Haven't read it but the movie was a cracker.
It is amazing how much Greene packs into a 200 page novel. Every time I finish reading a Graham Greene novel, I feel like I have read a really large book, even though most of his books are only 150-300 pages long.
The Ministry of Fear begins at a fete. A nostalgic man, Arthur Rowe aimlessly roams around the fete enjoying the sights and the sounds and then he wins a cake, after a fortune teller tells him its exact weight. But soon, Rowe begins to feel that people are out to steal the cake from him. After he hires a detective, things really begin to unravel. The plot is outlandish and unpredictable but Greene never goes into completely indecipherable Anthony Burgess territory (Tremor of Intent, M/F).
Like in The Third Man (which was set in Vienna), the book has a comical and absurdist evocation of bombarded wartime England. The elaborate hiring of a detective like in The End of the Affair. Both these novels came after The Ministry of Fear though. Discussions over glasses of whiskey. A hint of Christianity and constant admonishing of pity which according to Greene is worse than lust ("sense of pity which is more promiscuous than lust"). The book is filled with some amazing similes and metaphors which help create mood and strengthens the visual impact of the scenes . The Ministry of Fear is vintage Graham Greene. Yet, it is unlike any of his other novels that I have read. Maybe a bit similar to The Third Man. Unfortunately, the alcohol and fortunately the Catholic guilt are administered only in mild doses.
And nobody can write erotic scenes like Greene. Rowe and Anna hustling around the hotel room suddenly realizing that they are holding hands. The seance where Rowe hold's Miss Pantil's "hot and dry" hands. In Heart of the Matter, when Wilson and Louise kiss each other, Greene describes their lips as being stuck together like bivalves and offers no further description.

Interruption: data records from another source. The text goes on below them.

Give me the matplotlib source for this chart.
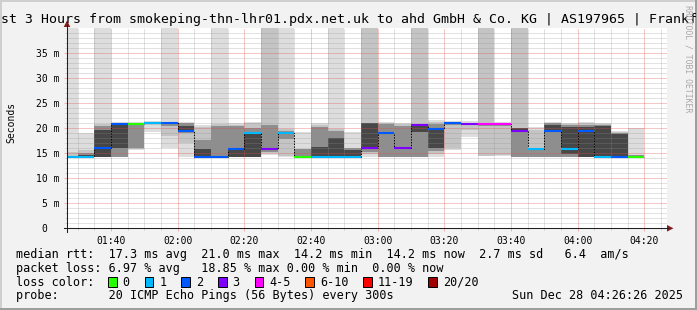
import numpy as np
import matplotlib
matplotlib.use("Agg")
import matplotlib.pyplot as plt
from matplotlib.patches import Rectangle, Polygon
from matplotlib.transforms import ScaledTranslation

nan = np.nan

# ---------------- data ----------------
graph_start_min = 86.8      # 01:26:48, left edge of the time axis
graph_end_min = 266.8       # 04:26:48, right edge
step_edges_min = [86.8, 90, 95, 100, 105, 110, 115, 120, 125, 130, 135, 140,
                  145, 150, 155, 160, 165, 170, 175, 180, 185, 190, 195, 200,
                  205, 210, 215, 220, 225, 230, 235, 240, 245, 250, 255, 260]

median_ms = [14.3, 14.3, 15.9, 20.8, 20.8, 21.0, 20.9, 19.4, 14.2, 14.2,
             15.7, 19.0, 15.7, 19.0, 14.2, 14.2, 14.2, 14.2, 15.9, 19.0,
             15.9, 20.5, 19.8, 20.9, 20.8, 20.8, 20.8, 19.4, 15.8, 19.4,
             15.8, 19.4, 14.2, 14.2, 14.2]
loss_count = [1, 1, 2, 2, 0, 1, 2, 2, 2, 2,
              2, 1, 3, 1, 0, 1, 1, 1, 3, 2,
              3, 3, 2, 2, 3, 4, 4, 3, 1, 2,
              1, 2, 1, 2, 0]

# smoke bands (outer -> inner), ms; values above 40 run off the top
smoke1_lo = [14.2, 14.2, 14.2, 14.2, 15.6, 19.2, 15.9, 14.2, 14.2, 14.2,
             14.2, 14.2, 14.7, 14.2, 14.2, 14.2, 14.2, 14.2, 14.2, 14.2,
             14.2, 14.2, 14.2, 15.6, 18.2, 14.4, 14.5, 14.2, 14.2, 14.2,
             14.2, 14.2, 14.2, 14.2, 14.2]
smoke1_hi = [60, 18.9, 60, 21.1, 21.2, 21.4, 60, 21.1, 20.5, 60,
             21.0, 21.2, 60, 60, 19.2, 21.0, 60, 19.2, 60, 21.1,
             21.0, 60, 21.5, 21.4, 21.3, 60, 21.2, 60, 20.1, 21.1,
             21.0, 21.1, 21.0, 19.4, 19.9]
smoke2_lo = [14.2, 14.2, 14.2, 14.2, 15.8, 20.6, 18.3, 17.0, 14.2, 14.2,
             14.2, 14.2, 15.0, 14.5, nan, 14.2, 14.2, nan, 14.9, 14.2,
             14.2, 14.2, 14.8, 16.0, 19.5, 14.5, 14.6, 14.2, 14.2, 14.2,
             14.2, 14.2, 14.2, 14.2, nan]
smoke2_hi = [15.2, 15.6, 20.8, 21.0, 21.0, 21.2, 21.0, 21.0, 20.2, 20.7,
             20.6, 21.0, 60, 19.8, nan, 20.6, 19.7, nan, 60, 21.0,
             20.7, 60, 21.2, 21.1, 21.0, 60, 21.0, 60, 19.5, 21.0,
             20.8, 20.9, 20.8, 19.2, nan]
smoke3_lo = [nan, 14.2, 14.2, 14.2, 15.9, nan, 20.4, 19.0, 14.2, 14.2,
             14.2, 14.2, 15.2, 17.8, 14.2, 14.2, 14.2, 14.2, 15.2, 14.2,
             14.2, 14.2, 15.3, 20.5, 20.5, 20.4, 20.4, 14.2, 14.2, 14.2,
             14.2, 14.2, 14.2, 14.2, 14.2]
smoke3_hi = [nan, 15.0, 20.3, 20.9, 20.9, nan, 21.0, 20.9, 17.6, 20.3,
             20.3, 20.0, 20.5, 19.4, 15.8, 20.2, 19.4, 15.9, 21.0, 20.8,
             20.3, 20.6, 20.8, 21.0, 21.0, 21.0, 21.0, 19.9, 15.9, 20.9,
             20.5, 20.6, 20.5, 18.9, 14.6]
smoke4_lo = [nan, 14.2, 14.3, 15.9, nan, nan, nan, 19.4, 14.2, nan,
             14.2, 14.2, 15.5, nan, nan, 14.2, 14.2, 14.2, 15.9, nan,
             nan, 19.2, 15.9, nan, nan, nan, nan, 19.3, 15.5, 19.4,
             14.9, 14.2, 14.2, 14.2, nan]
smoke4_hi = [nan, 14.7, 19.5, 20.9, nan, nan, nan, 20.4, 15.8, nan,
             15.7, 18.8, 16.0, nan, nan, 16.2, 18.0, 15.6, 20.9, nan,
             nan, 20.6, 19.8, nan, nan, nan, nan, 19.9, 15.9, 20.6,
             20.2, 20.2, 20.3, 18.8, nan]

loss_labels = ["0", "1", "2", "3", "4-5", "6-10", "11-19", "20/20"]
loss_colors = ["#26ff00", "#00b8ff", "#0059ff", "#7e00ff", "#ff00ff",
               "#ff5500", "#ff0000", "#a10000"]
loss_upper = [0, 1, 2, 3, 5, 10, 19, 20]

title_text = ("Last 3 Hours from smokeping-thn-lhr01.pdx.net.uk to ahd GmbH & Co. KG"
              " | AS197965 | Frankfurt")
line_rtt = "median rtt:  17.3 ms avg  21.0 ms max  14.2 ms min  14.2 ms now  2.7 ms sd   6.4  am/s"
line_loss = "packet loss: 6.97 % avg   18.85 % max 0.00 % min  0.00 % now"
line_probe = "probe:       20 ICMP Echo Pings (56 Bytes) every 300s"
stamp_text = "Sun Dec 28 04:26:26 2025"

# ---------------- layout ----------------
W, H = 697, 310
DPI = 100
plt.rcParams['lines.scale_dashes'] = False
MONO = "DejaVu Sans Mono"

BACK = "#f2f2f2"
SHADEA = "#cfcfcf"
SHADEB = "#9e9e9e"
GRID = (0.56, 0.56, 0.56, 0.75)
MGRID = (0.87, 0.31, 0.31, 0.60)
ARROW = (0.50, 0.12, 0.12)
AXIS = "#1f1f1f"

fig = plt.figure(figsize=(W / DPI, H / DPI), dpi=DPI, facecolor=BACK)


def fx(x):
    return x / W


def fy(y):
    return 1 - y / H


X0, X1, YB, YT = 67, 667, 228.3, 27.5
ax = fig.add_axes([fx(X0), fy(YB), (X1 - X0) / W, (YB - YT) / H])
ax.set_facecolor("white")
ax.set_xlim(graph_start_min, graph_end_min)
ax.set_ylim(0, 40)
for s in ax.spines.values():
    s.set_visible(False)

starts = np.array(step_edges_min[:-1])
widths = np.diff(step_edges_min)

shades = ["#dddddd", "#c4c4c4", "#8e8e8e", "#474747"]
for (lo, hi), c in zip([(smoke1_lo, smoke1_hi), (smoke2_lo, smoke2_hi),
                        (smoke3_lo, smoke3_hi), (smoke4_lo, smoke4_hi)], shades):
    lo = np.array(lo, float)
    hi = np.array(hi, float)
    ok = ~np.isnan(lo)
    ax.bar(starts[ok], hi[ok] - lo[ok], width=widths[ok], bottom=lo[ok],
           align="edge", color=c, linewidth=0, zorder=1)

# grid (on top of the smoke, like rrdtool)
ax.set_xticks(np.arange(100, 261, 20))
ax.set_xticks(np.arange(90, 266, 5), minor=True)
ax.set_yticks(np.arange(0, 36, 5))
ax.set_yticks(np.arange(1, 40, 1), minor=True)
ax.set_axisbelow(False)
ax.grid(which="minor", color=GRID, linewidth=0.36, linestyle=(0, (0.72, 0.72)), zorder=2)
ax.grid(which="major", color=MGRID, linewidth=0.45, linestyle=(0, (0.72, 0.72)), zorder=2)

# median line: dotted step connectors + loss-coloured segments
ax.stairs(median_ms, step_edges_min, baseline=None, color="#000000",
          linewidth=0.7, linestyle=(0, (1, 1)), zorder=3)


def loss_color(n):
    for up, c in zip(loss_upper, loss_colors):
        if n <= up:
            return c
    return loss_colors[-1]


for x0, w, m, n in zip(starts, widths, median_ms, loss_count):
    ax.hlines(m, x0, x0 + w, color=loss_color(n), linewidth=1.5, zorder=4)

# ticks
ax.set_xticklabels([f"{int(m)//60:02d}:{int(m)%60:02d}" for m in np.arange(100, 261, 20)],
                   family=MONO, fontsize=7)
ylabels = ["0"] + [f"{v} m" for v in range(5, 40, 5)]
ax.set_yticklabels(ylabels, family=MONO, fontsize=7)
ax.tick_params(axis="x", which="major", length=2.2, width=0.45, color=MGRID, pad=3.0)
ax.tick_params(axis="x", which="minor", length=1.5, width=0.36, color=GRID)
ax.tick_params(axis="y", which="major", length=2.2, width=0.45, color=MGRID, pad=3.3)
ax.tick_params(axis="y", which="minor", length=1.5, width=0.36, color=GRID)
# "0" sits in the digit column, not right-aligned with the unit
for lab in ax.get_yticklabels():
    if lab.get_text() == "0":
        lab.set_transform(lab.get_transform() + ScaledTranslation(-12.2 / DPI, 0, fig.dpi_scale_trans))

# axes lines with arrows (figure pixel coordinates)
fig.add_artist(plt.Line2D([fx(63.5), fx(668)], [fy(YB), fy(YB)], color=AXIS, linewidth=0.75))
fig.add_artist(plt.Line2D([fx(X0), fx(X0)], [fy(231.5), fy(25)], color=AXIS, linewidth=0.75))
fig.add_artist(Polygon([(fx(667), fy(YB - 3.3)), (fx(673.5), fy(YB)), (fx(667), fy(YB + 3.3))],
                       closed=True, color=ARROW, linewidth=0))
fig.add_artist(Polygon([(fx(X0 - 3.3), fy(27)), (fx(X0), fy(20.5)), (fx(X0 + 3.3), fy(27))],
                       closed=True, color=ARROW, linewidth=0))

# frame
fig.add_artist(Rectangle((0, fy(2)), 1, 2 / H, color=SHADEA, linewidth=0))
fig.add_artist(Rectangle((0, 0), 2 / W, 1, color=SHADEA, linewidth=0))
fig.add_artist(Rectangle((0, 0), 1, 2 / H, color=SHADEB, linewidth=0))
fig.add_artist(Rectangle((fx(695), 0), 2 / W, 1, color=SHADEB, linewidth=0))

# texts
fig.text(fx(-15.2), fy(23.3), title_text, family=MONO, fontsize=9.5, ha="left", va="baseline")
fig.text(fx(11), fy(122), "Seconds", family=MONO, fontsize=7, rotation=90, ha="center", va="center")
fig.text(fx(688), fy(59), "RRDTOOL / TOBI OETIKER", family=MONO, fontsize=5.9, rotation=270,
         ha="center", va="center", color="#a8a8a8")

LX = 15.5
LFS = 8.5
fig.text(fx(LX), fy(258.3), line_rtt, family=MONO, fontsize=LFS, ha="left", va="baseline")
fig.text(fx(LX), fy(271.8), line_loss, family=MONO, fontsize=LFS, ha="left", va="baseline")
fig.text(fx(LX), fy(285.5), "loss color:", family=MONO, fontsize=LFS, ha="left", va="baseline")
fig.text(fx(LX), fy(299.0), line_probe, family=MONO, fontsize=LFS, ha="left", va="baseline")
fig.text(fx(683.5), fy(299.0), stamp_text, family=MONO, fontsize=LFS, ha="right", va="baseline")

char_w = 7.1
bx = 108.3
for lab, col in zip(loss_labels, loss_colors):
    fig.add_artist(Rectangle((fx(bx), fy(286.5)), 8.5 / W, 9.5 / H, facecolor=col,
                             edgecolor="black", linewidth=0.7))
    tx = bx + 14.3
    fig.text(fx(tx), fy(285.5), lab, family=MONO, fontsize=LFS, ha="left", va="baseline")
    bx = tx + len(lab) * char_w + 15.2

fig.savefig("out.png", dpi=DPI, facecolor=BACK)
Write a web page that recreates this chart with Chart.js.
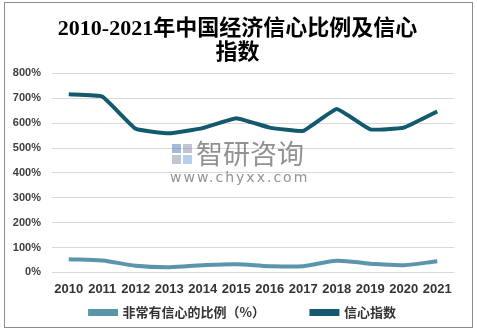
<!DOCTYPE html>
<html>
<head>
<meta charset="utf-8">
<script src="https://cdn.jsdelivr.net/npm/chart.js@4/dist/chart.umd.min.js"></script>
<style>
  body { margin: 0; background: #fff; }
  #wrap { position: relative; width: 477px; height: 331px; }
  #frame { position: absolute; left: 4px; top: 2px; width: 467px; height: 324px; border: 1px solid #8c8c8c; pointer-events: none; }
</style>
</head>
<body>
<div id="wrap">
  <canvas id="confidence" width="477" height="331"></canvas>
  <div id="frame"></div>
</div>
<script>
var years = ["2010", "2011", "2012", "2013", "2014", "2015", "2016", "2017", "2018", "2019", "2020", "2021"];
var veryConfident = [53, 48, 27, 21, 29, 33, 25, 25, 47, 35, 29, 45];
var confidenceIndex = [716, 707, 577, 559, 580, 620, 582, 569, 657, 575, 582, 647];
var yTicks = [0, 100, 200, 300, 400, 500, 600, 700, 800];

var cjk = "'Noto Sans CJK SC', sans-serif";

// watermark in the middle of the plot
var watermark = {
  id: 'watermark',
  afterLayout: function (chart) {
    // y axis is kept narrow; let its labels overflow to the left
    chart.scales.y.left = 0;
  },
  beforeDatasetsDraw: function (chart) {
    var c = chart.ctx;
    c.save();
    c.fillStyle = 'rgba(90,130,190,0.55)';
    c.fillRect(172, 144, 9, 9);
    c.fillStyle = 'rgba(120,170,220,0.55)';
    c.fillRect(183, 155, 9, 9);
    c.fillStyle = 'rgba(140,150,170,0.55)';
    c.fillRect(183, 144, 9, 9);
    c.fillRect(172, 155, 9, 9);
    c.fillStyle = 'rgba(110,110,110,0.75)';
    c.font = "27px " + cjk;
    c.textBaseline = 'middle';
    c.fillText('智研咨询', 196, 154);
    c.font = "14px 'DejaVu Sans', sans-serif";
    c.letterSpacing = '2px';
    c.fillText('www.chyxx.com', 170, 178);
    c.restore();
  }
};

new Chart(document.getElementById('confidence').getContext('2d'), {
  type: 'line',
  data: {
    labels: years,
    datasets: [{
      label: "非常有信心的比例（%）             ",
      data: veryConfident,
      borderColor: "#5b95ab",
      backgroundColor: "#5b95ab",
      borderWidth: 4,
      tension: 0.3,
      pointRadius: 0,
      fill: false
    }, {
      label: "信心指数",
      data: confidenceIndex,
      borderColor: "#145a6e",
      backgroundColor: "#145a6e",
      borderWidth: 4,
      tension: 0.1,
      pointRadius: 0,
      fill: false
    }]
  },
  options: {
    responsive: false,
    animation: false,
    layout: { padding: { left: 32, right: 23, top: 0, bottom: 2 } },
    plugins: {
      title: {
        display: true,
        text: ["2010-2021年中国经济信心比例及信心  ", "指数  "],
        color: "#000",
        font: { family: "'Liberation Serif', 'Noto Sans CJK SC', serif", size: 22, weight: 'bold', lineHeight: 1.1 },
        padding: { top: 17, bottom: 8 }
      },
      legend: {
        position: 'bottom',
        labels: {
          color: "#333",
          font: { family: cjk, size: 13, weight: 'bold' },
          boxWidth: 26,
          boxHeight: 3,
          padding: 8
        }
      },
      tooltip: { enabled: false }
    },
    scales: {
      x: {
        offset: true,
        grid: { display: false },
        border: { display: false },
        ticks: {
          color: "#333",
          font: { family: "'Liberation Sans', sans-serif", size: 13, weight: 'bold' },
          maxRotation: 0,
          padding: 1
        }
      },
      y: {
        min: 0,
        max: 800,
        afterBuildTicks: function (axis) {
          axis.ticks = yTicks.map(function (v) { return { value: v }; });
        },
        afterFit: function (axis) { axis.width = 20; },
        grid: { color: "#d9d9d9", drawTicks: false },
        border: { display: false },
        ticks: {
          color: "#404040",
          font: { family: "'Liberation Sans', sans-serif", size: 11, weight: 'bold' },
          padding: 11,
          callback: function (v) { return v + '%'; }
        }
      }
    }
  },
  plugins: [watermark]
});
</script>
</body>
</html>
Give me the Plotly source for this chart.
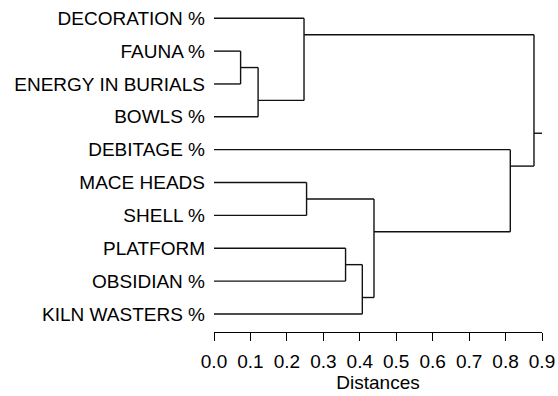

Rowe's characterization deserves special mention. He is someone who has let himself go, a dreamer shut away from the rest of the world, living with his landlady. There are achingly beautiful passages which describes Rowe's feelings when he realizes that he has no friends left and hence nobody to ask for help. The only people that know him are the friends of his long dead wife. Maybe Greene was suggesting that certain aspects of our personality and memories cease to exist when we lose friends who the only keepers of those memories. Even though the book is a thrilling adventure, it is awash with yearning and melancholy.
The book is divided into four sections - The Unhappy Man, The Happy Man, Bits and Pieces and The Whole Man. I thought it was mostly about about a lonely and guilt-ridden man achieving masculinity by getting involved in an adventure. It is also about the power of memories - how they can both make and break us. The different aspects of patriotism. The bitter-sweet ending (He was pledging both of them to a life time of lies ..... It seemed to him that after all once could exaggerate the value of happiness) underscores the novel's capriciousness with the protagonist falling for the girl not only out of love but also a sense of pity.